Neige, glace et ciel. Murs, châ­teaux, villes, mondes de neige. Des traî­neaux, des chiens et quelques per­sonnes. Des pin­gouins, une tente, une baleine. Et nous sommes assis dans un théâtre moderne. Toutes les pré­ten­dues béné­dic­tions de la civi­li­sa­tion sont là : des filles propres et décentes en tablier blanc avec des livrets de pro­grammes ; lumière élec­trique ; chauf­fage cen­tral et un écran de ciné­ma. Pro­té­gés de tous côtés contre tous les maux de la nature, nous contem­plons un monde des plus impos­sibles dans lequel le des­tin le plus impos­sible des adver­saires les plus impos­sibles se joue.

Cette des­crip­tion du ciné­ma est tou­jours d’actualité aujourd’hui. À la fin de sa confé­rence, le pro­fes­seur s’est inté­res­sé à Inter­net, à nos écrans por­tables per­son­nels ain­si qu’à la réa­li­té vir­tuelle. « Les pla­te­formes comme Zoom repré­sentent un para­doxe étrange, sou­tient Fran­ces­co Caset­ti. Elles réduisent notre espace péri­per­son­nel (l’espace qui nous sépare de l’écran, de l’objet avec lequel nous inter­agis­sons) tout en éten­dant notre espace social. »

Ain­si, sur le strict plan de nos inter­ac­tions avec les écrans, le pro­fes­seur Caset­ti estime que nous for­mons plus que jamais des « bulles élec­tro­niques ». Selon lui, ce fonc­tion­ne­ment pro­gresse de concert avec « l’individualisation gran­dis­sante de nos socié­tés » et les « chambres d’échos » occa­sion­nées par les réseaux sociaux.
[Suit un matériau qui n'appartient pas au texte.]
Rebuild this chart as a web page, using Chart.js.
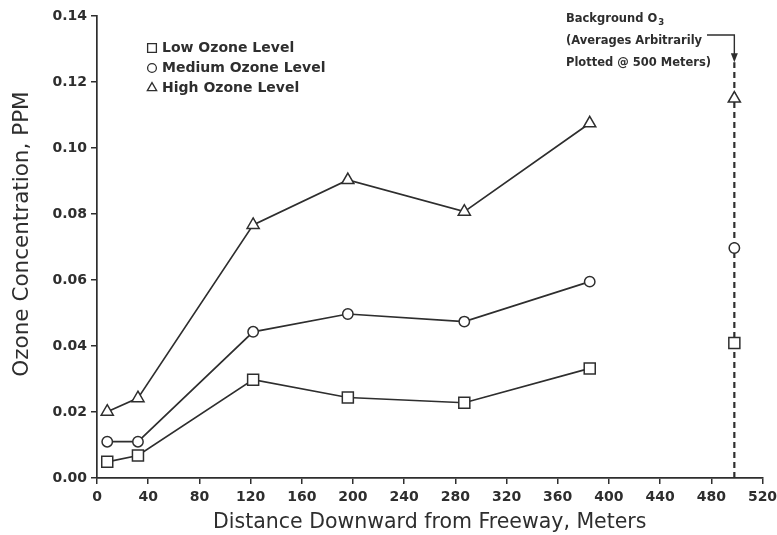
<!DOCTYPE html>
<html>
<head>
<meta charset="utf-8">
<script src="https://cdn.jsdelivr.net/npm/chart.js@4.4.1/dist/chart.umd.min.js"></script>
<style>
  html, body { margin: 0; padding: 0; background: #ffffff; }
  canvas { display: block; }
</style>
</head>
<body>
<canvas id="ozoneChart" width="777" height="535"></canvas>
<script>
// Sampling distances downwind of the freeway (meters)
const distances = [8, 32, 122, 196, 287, 385];

// Ozone concentration (ppm) per ozone-level group
const lowOzone    = [0.0049, 0.0068, 0.0298, 0.0244, 0.0228, 0.0332];
const mediumOzone = [0.0110, 0.0110, 0.0443, 0.0497, 0.0474, 0.0595];
const highOzone   = [0.0201, 0.0242, 0.0767, 0.0903, 0.0807, 0.1075];

const seriesLabels = ['Low Ozone Level', 'Medium Ozone Level', 'High Ozone Level'];

// Background O3 averages, shown at a nominal distance
const backgroundDistance = 498;
const backgroundOzone = [0.0409, 0.0697, 0.1150]; // low, medium, high
const backgroundTop = 0.126;

// Axis ticks
const xTicks = [0, 40, 80, 120, 160, 200, 240, 280, 320, 360, 400, 440, 480, 520];
const yTicks = [0.00, 0.02, 0.04, 0.06, 0.08, 0.10, 0.12, 0.14];

const INK = '#2e2e2e';
const FONT = '"DejaVu Sans", sans-serif';
const markerStyles = ['rect', 'circle', 'triangle'];
const markerRadius = { rect: 7.8, circle: 5.2, triangle: 7 };

const toPoints = (ys) => distances.map((x, i) => ({ x, y: ys[i] }));

function seriesDataset(label, values, style) {
  return {
    label,
    data: toPoints(values),
    borderColor: INK,
    borderWidth: 1.7,
    pointStyle: style,
    pointRadius: markerRadius[style],
    pointHoverRadius: markerRadius[style],
    pointBorderWidth: 1.5,
    pointBorderColor: INK,
    pointBackgroundColor: '#ffffff',
    tension: 0,
    fill: false,
    order: 1
  };
}

// Draws the y-axis title, the legend block and the background-O3 note with its leader arrow
const notesPlugin = {
  id: 'notes',
  afterDatasetsDraw(chart) {
    const { ctx } = chart;
    const xs = chart.scales.x, ys = chart.scales.y;
    ctx.save();

    // Y-axis title
    ctx.save();
    ctx.translate(22, 234);
    ctx.rotate(-Math.PI / 2);
    ctx.font = '21.5px ' + FONT;
    ctx.fillStyle = INK;
    ctx.textAlign = 'center';
    ctx.textBaseline = 'middle';
    ctx.fillText('Ozone Concentration, PPM', 0, 0);
    ctx.restore();

    // Legend
    ctx.font = 'bold 14px ' + FONT;
    ctx.textBaseline = 'middle';
    ctx.textAlign = 'left';
    const legendX = 152, legendY = 48, legendStep = 20;
    seriesLabels.forEach((label, i) => {
      const y = legendY + i * legendStep;
      const style = markerStyles[i];
      ctx.strokeStyle = INK;
      ctx.lineWidth = 1.3;
      ctx.fillStyle = '#ffffff';
      Chart.helpers.drawPoint(ctx, {
        pointStyle: style,
        radius: style === 'rect' ? 6.2 : (style === 'circle' ? 4.4 : 5.4),
        borderWidth: 1.3
      }, legendX, y);
      ctx.fillStyle = INK;
      ctx.fillText(label, legendX + 10, y);
    });

    // Background note
    ctx.fillStyle = INK;
    ctx.font = 'bold 11.5px ' + FONT;
    const noteX = 566;
    ctx.fillText('Background O', noteX, 19);
    const w = ctx.measureText('Background O').width;
    ctx.font = 'bold 8.5px ' + FONT;
    ctx.fillText('3', noteX + w + 1, 23);
    ctx.font = 'bold 11.5px ' + FONT;
    ctx.fillText('(Averages Arbitrarily', noteX, 41);
    ctx.fillText('Plotted @ 500 Meters)', noteX, 63);

    // Leader line with arrow to the background column
    const px = xs.getPixelForValue(backgroundDistance);
    const tipY = ys.getPixelForValue(backgroundTop);
    ctx.strokeStyle = INK;
    ctx.lineWidth = 1.4;
    ctx.beginPath();
    ctx.moveTo(707, 35);
    ctx.lineTo(px, 35);
    ctx.lineTo(px, tipY - 6);
    ctx.stroke();
    ctx.beginPath();
    ctx.moveTo(px, tipY);
    ctx.lineTo(px - 3.5, tipY - 9);
    ctx.lineTo(px + 3.5, tipY - 9);
    ctx.closePath();
    ctx.fill();

    ctx.restore();
  }
};

new Chart(document.getElementById('ozoneChart'), {
  type: 'line',
  data: {
    datasets: [
      seriesDataset(seriesLabels[0], lowOzone, 'rect'),
      seriesDataset(seriesLabels[1], mediumOzone, 'circle'),
      seriesDataset(seriesLabels[2], highOzone, 'triangle'),
      {
        label: 'Background O3',
        data: backgroundOzone.map(y => ({ x: backgroundDistance, y })),
        showLine: false,
        pointStyle: markerStyles,
        pointRadius: markerStyles.map(s => markerRadius[s]),
        pointBorderWidth: 1.5,
        pointBorderColor: INK,
        pointBackgroundColor: '#ffffff',
        order: 0
      },
      {
        label: 'Background column',
        data: [{ x: backgroundDistance, y: 0 }, { x: backgroundDistance, y: backgroundTop }],
        borderColor: INK,
        borderWidth: 2.2,
        borderDash: [6, 4],
        pointRadius: 0,
        fill: false,
        order: 2
      }
    ]
  },
  options: {
    responsive: false,
    animation: false,
    events: [],
    layout: { padding: { left: 0, right: 14.5, top: 16, bottom: 0 } },
    plugins: {
      legend: { display: false },
      tooltip: { enabled: false }
    },
    scales: {
      x: {
        type: 'linear',
        min: 0,
        max: 520,
        afterBuildTicks: (scale) => { scale.ticks = xTicks.map(v => ({ value: v })); },
        afterFit: (scale) => {
          scale.height = 57;
          scale.paddingLeft = 0;
          scale.paddingRight = 0;
        },
        border: { display: true, color: INK, width: 1.7 },
        grid: { display: true, drawOnChartArea: false, drawTicks: true, tickLength: 6, color: INK, lineWidth: 1.5 },
        ticks: {
          color: INK,
          font: { family: FONT, size: 14, weight: 'bold' },
          padding: 5,
          maxRotation: 0,
          callback: (v) => String(v)
        },
        title: {
          display: true,
          text: 'Distance Downward from Freeway, Meters',
          color: INK,
          font: { family: FONT, size: 20.5 },
          padding: { top: 0, bottom: 0 }
        }
      },
      y: {
        type: 'linear',
        min: 0,
        max: 0.14,
        afterBuildTicks: (scale) => { scale.ticks = yTicks.map(v => ({ value: v })); },
        afterFit: (scale) => { scale.width = 97; },
        border: { display: true, color: INK, width: 1.7 },
        grid: { display: true, drawOnChartArea: false, drawTicks: true, tickLength: 6, color: INK, lineWidth: 1.5 },
        ticks: {
          color: INK,
          font: { family: FONT, size: 14, weight: 'bold' },
          padding: 4,
          callback: (v) => Number(v).toFixed(2)
        },
        title: { display: false }
      }
    }
  },
  plugins: [notesPlugin]
});
</script>
</body>
</html>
Ces dyna­miques inhé­rentes à notre uti­li­sa­tion contem­po­raine des médias cache­raient selon Fran­ces­co Caset­ti une der­nière fonc­tion de pro­tec­tion propre aux écrans : ils agi­raient comme des vac­cins. De fait, alors que les médias nous pré­sentent « des images de plus en plus vio­lentes », les écrans nous pré­parent à tout le moins, dit-il, « à affron­ter la dure­té du monde réel ». Cette hypo­thèse, qui est aus­si évo­quée en conclu­sion de son ouvrage, a fait l’objet de débats ani­més lors de la période de ques­tion qui a sui­vie la conférence.